3月25日(水) 広島市中区榎町にある菓子店「コナサン」での「Himmeli Lanka」さんの小鹿田焼販売会で豆皿を買う。

広島市中区榎町にある菓子店「コナサン」での「Himmeli Lanka」さんの小鹿田焼販売会で豆皿を買う。


一昨年前、カフェで相席した方から小鹿田焼について話をもらったことがあった。大分県にあるが足を運ぶのに近くなく、一子相伝で特徴のある装飾が昔から焼かれているという話だった。


いつになるか、外からの影響ではなく自身の生活環境によって旅行は余程のことがない限りしないので、小鹿田焼の窯を訪れることはない。そんな遠く珍しく思える場所のやきものがコナサンで販売されるというので、楽しみに待ち、昼休憩を使って訪れることにした。


弁当を買って時間に追われ、階段も駆け足であがるようなエンジンのかかった状態なので、のんびりした店内の雰囲気をやや崩すようだった。見つけた餌にすぐ食いつくように器をさわり、見渡せば、目当てのぐい呑はない。訊ねたところ、女性客が多いのでボウルや皿を揃えたとのことで、いまさら、焼き菓子店でぐい呑を欲するという、ある種の暴挙を自分に知った。
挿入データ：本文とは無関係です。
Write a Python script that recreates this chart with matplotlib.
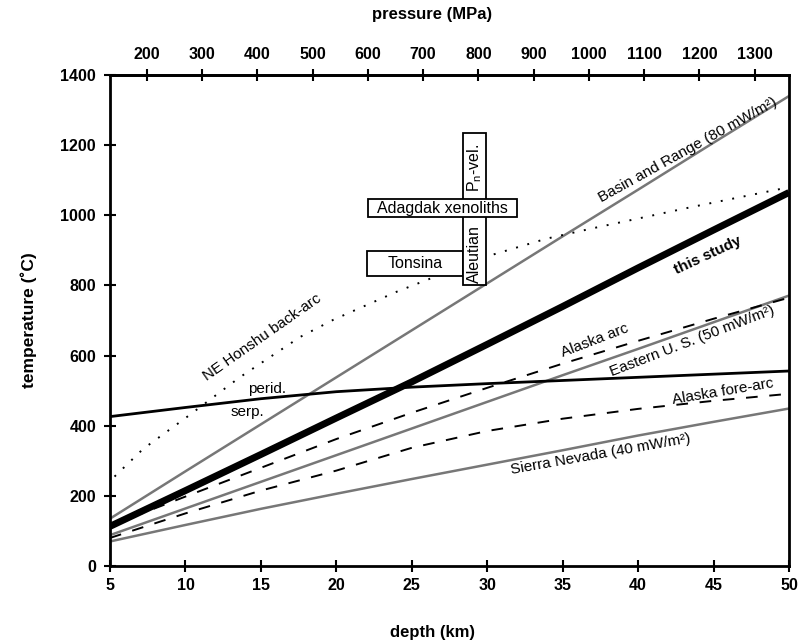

それでも普段から使える小皿に目をつけて、1枚残っていた豆皿を購入する。少し大きい平皿やボウルは使う機会が少なく、ちょっとしたアテを置くのにこの皿は役に立ちそうだった。やはり日頃から使ってこそやきものが知れるもので、購入した時は良いと思ったのに、使えば使うほど味気なく思える物があるから不思議だ。


飛び鉋と刷毛目の装飾技法が伝統と話を聞き、釉薬のかかっていない高台を観ると、備前焼きのような硬質で頑丈な肌合いだった。何を急いでだろうか、お客さんは他におらず、いくらでも質問できる余裕があるにもかかわらず、テレビや映画、もしくはマンガなどで知るホステスの体をべたべた触るサラリーマンのように器の肌を手でなめてから、せっかく「コナサン」に来たので、クラフティは売り切れだったから、りんごと焼き芋のタルトを買っていそいそと店をあとにした。


相性を言えば、「Himmeli Lanka」さんの販売会で買った皿に「コナサン」のタルトをのせるのがちょうどよいのだろうが、いかんせん豆皿を買ってしまった。それでもどうにかのせて、結局タルトを手でつかんで食べる始末だ。


現地に行けばやはりぐい呑はあるらしいので、いつか行った時に買うということで、それまでは豆皿で待つことにしよう。